— Begin —
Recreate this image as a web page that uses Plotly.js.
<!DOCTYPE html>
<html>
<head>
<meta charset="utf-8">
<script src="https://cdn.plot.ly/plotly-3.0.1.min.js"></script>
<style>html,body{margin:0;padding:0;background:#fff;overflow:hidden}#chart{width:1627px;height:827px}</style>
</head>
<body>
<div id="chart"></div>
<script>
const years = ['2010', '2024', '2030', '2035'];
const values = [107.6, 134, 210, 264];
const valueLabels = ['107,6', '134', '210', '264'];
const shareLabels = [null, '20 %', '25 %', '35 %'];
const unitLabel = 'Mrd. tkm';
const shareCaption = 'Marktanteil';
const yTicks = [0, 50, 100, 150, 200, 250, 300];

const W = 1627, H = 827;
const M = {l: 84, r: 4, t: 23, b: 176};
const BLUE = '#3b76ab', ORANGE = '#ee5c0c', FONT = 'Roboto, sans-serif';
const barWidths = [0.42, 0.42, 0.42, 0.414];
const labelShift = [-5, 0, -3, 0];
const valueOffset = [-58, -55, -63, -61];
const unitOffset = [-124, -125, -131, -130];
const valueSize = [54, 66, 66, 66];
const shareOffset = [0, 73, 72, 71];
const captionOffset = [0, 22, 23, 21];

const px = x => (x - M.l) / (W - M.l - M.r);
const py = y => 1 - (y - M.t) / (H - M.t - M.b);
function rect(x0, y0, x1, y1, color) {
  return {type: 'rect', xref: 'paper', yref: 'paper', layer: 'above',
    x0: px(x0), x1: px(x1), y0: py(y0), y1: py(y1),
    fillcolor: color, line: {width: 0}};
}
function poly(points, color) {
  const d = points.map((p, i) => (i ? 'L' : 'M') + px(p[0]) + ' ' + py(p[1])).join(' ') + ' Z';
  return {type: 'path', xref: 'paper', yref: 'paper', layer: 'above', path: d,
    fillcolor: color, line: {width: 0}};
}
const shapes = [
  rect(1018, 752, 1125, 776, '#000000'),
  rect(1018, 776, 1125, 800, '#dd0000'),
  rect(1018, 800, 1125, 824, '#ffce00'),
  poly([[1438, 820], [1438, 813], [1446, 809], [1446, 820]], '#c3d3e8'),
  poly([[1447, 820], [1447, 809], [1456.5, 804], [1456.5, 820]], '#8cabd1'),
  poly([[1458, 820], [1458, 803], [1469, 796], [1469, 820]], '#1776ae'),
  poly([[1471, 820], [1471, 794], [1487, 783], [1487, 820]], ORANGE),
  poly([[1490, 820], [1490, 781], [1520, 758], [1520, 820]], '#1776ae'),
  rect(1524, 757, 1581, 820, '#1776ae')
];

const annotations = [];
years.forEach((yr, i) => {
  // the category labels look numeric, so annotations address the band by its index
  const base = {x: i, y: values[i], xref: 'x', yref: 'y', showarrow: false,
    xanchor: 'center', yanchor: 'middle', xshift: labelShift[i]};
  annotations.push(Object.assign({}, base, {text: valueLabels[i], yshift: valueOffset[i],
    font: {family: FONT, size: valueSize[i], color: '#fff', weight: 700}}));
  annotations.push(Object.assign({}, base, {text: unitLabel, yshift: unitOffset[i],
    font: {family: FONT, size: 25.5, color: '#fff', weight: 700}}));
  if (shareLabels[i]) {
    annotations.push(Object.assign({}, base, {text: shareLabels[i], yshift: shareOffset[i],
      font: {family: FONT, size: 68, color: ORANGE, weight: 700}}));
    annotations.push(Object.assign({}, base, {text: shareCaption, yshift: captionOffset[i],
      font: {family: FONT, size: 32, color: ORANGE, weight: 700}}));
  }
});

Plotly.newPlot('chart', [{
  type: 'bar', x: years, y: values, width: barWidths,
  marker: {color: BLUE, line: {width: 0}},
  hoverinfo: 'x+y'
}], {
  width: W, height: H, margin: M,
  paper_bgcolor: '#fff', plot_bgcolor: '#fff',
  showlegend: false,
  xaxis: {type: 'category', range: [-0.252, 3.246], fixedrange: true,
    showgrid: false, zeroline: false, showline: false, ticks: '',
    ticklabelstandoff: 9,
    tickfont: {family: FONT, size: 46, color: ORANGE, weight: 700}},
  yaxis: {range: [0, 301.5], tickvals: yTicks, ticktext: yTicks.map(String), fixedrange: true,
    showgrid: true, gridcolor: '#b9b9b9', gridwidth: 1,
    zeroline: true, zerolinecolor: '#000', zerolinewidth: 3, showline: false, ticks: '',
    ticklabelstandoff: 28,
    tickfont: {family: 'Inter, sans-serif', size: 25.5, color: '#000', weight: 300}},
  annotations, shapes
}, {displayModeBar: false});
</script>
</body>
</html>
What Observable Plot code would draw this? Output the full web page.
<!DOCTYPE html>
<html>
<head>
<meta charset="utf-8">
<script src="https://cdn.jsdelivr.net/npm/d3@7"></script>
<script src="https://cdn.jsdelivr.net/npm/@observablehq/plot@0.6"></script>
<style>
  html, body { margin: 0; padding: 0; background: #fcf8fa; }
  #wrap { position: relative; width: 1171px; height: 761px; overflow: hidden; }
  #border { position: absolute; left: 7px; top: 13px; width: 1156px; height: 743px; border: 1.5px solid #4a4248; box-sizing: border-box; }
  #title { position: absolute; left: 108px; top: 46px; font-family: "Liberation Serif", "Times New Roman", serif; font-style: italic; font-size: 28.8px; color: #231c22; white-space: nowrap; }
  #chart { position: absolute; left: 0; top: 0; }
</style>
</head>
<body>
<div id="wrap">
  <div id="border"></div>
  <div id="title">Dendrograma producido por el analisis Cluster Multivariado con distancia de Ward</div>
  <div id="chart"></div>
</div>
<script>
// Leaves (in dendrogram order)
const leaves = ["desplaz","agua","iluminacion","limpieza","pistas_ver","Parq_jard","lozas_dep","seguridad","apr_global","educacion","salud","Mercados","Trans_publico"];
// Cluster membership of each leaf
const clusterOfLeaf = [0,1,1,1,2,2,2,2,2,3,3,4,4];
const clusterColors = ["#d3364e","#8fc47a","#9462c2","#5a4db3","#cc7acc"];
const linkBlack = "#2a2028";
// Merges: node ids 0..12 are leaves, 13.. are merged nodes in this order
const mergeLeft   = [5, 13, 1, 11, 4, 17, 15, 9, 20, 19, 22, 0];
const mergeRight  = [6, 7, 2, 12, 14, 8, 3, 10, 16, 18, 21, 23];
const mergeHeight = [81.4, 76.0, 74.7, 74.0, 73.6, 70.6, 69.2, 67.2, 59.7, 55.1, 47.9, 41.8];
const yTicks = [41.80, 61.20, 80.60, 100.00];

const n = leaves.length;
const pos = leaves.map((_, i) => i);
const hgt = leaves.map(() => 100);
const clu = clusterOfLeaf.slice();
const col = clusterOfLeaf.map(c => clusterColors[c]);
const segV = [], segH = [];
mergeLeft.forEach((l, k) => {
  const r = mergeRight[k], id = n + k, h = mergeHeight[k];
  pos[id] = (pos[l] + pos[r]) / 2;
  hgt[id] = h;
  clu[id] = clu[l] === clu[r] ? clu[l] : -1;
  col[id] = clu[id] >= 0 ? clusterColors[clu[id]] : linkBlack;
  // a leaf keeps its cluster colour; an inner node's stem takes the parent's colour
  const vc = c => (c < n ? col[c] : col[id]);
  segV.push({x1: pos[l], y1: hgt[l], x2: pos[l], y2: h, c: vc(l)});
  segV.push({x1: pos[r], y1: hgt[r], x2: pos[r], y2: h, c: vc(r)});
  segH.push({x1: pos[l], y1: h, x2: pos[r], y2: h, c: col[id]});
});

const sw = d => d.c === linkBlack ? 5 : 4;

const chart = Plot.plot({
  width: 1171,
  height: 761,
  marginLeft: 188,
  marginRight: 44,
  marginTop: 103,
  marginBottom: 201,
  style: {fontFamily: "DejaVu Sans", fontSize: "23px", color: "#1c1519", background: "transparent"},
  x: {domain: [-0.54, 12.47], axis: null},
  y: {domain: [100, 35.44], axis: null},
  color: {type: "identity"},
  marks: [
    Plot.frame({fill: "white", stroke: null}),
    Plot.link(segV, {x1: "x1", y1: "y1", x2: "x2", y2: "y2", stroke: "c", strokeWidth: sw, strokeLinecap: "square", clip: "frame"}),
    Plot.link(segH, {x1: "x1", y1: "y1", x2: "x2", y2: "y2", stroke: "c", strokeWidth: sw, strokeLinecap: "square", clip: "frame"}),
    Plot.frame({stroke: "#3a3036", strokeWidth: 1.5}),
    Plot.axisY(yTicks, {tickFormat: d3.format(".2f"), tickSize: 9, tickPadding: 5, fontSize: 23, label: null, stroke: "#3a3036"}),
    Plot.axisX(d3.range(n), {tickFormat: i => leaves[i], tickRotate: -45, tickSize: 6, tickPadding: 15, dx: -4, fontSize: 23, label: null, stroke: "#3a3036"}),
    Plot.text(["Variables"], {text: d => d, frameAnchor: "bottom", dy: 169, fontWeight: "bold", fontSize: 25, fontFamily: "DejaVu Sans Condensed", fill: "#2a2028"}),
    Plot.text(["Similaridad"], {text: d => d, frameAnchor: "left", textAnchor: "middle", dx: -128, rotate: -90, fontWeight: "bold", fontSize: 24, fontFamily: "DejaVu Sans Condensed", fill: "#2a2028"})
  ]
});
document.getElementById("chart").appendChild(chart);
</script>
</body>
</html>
— End —
Quote, word for word, every line from the top of the entries through the line that holds "const captionOffset = [0, 22, 23, 21];".

_Solution to this problem_
Recreate this image as a web page that uses Plotly.js.
<!DOCTYPE html>
<html>
<head>
<meta charset="utf-8">
<script src="https://cdn.plot.ly/plotly-3.0.1.min.js"></script>
<style>html,body{margin:0;padding:0;background:#fff;overflow:hidden}#chart{width:1627px;height:827px}</style>
</head>
<body>
<div id="chart"></div>
<script>
const years = ['2010', '2024', '2030', '2035'];
const values = [107.6, 134, 210, 264];
const valueLabels = ['107,6', '134', '210', '264'];
const shareLabels = [null, '20 %', '25 %', '35 %'];
const unitLabel = 'Mrd. tkm';
const shareCaption = 'Marktanteil';
const yTicks = [0, 50, 100, 150, 200, 250, 300];

const W = 1627, H = 827;
const M = {l: 84, r: 4, t: 23, b: 176};
const BLUE = '#3b76ab', ORANGE = '#ee5c0c', FONT = 'Roboto, sans-serif';
const barWidths = [0.42, 0.42, 0.42, 0.414];
const labelShift = [-5, 0, -3, 0];
const valueOffset = [-58, -55, -63, -61];
const unitOffset = [-124, -125, -131, -130];
const valueSize = [54, 66, 66, 66];
const shareOffset = [0, 73, 72, 71];
const captionOffset = [0, 22, 23, 21];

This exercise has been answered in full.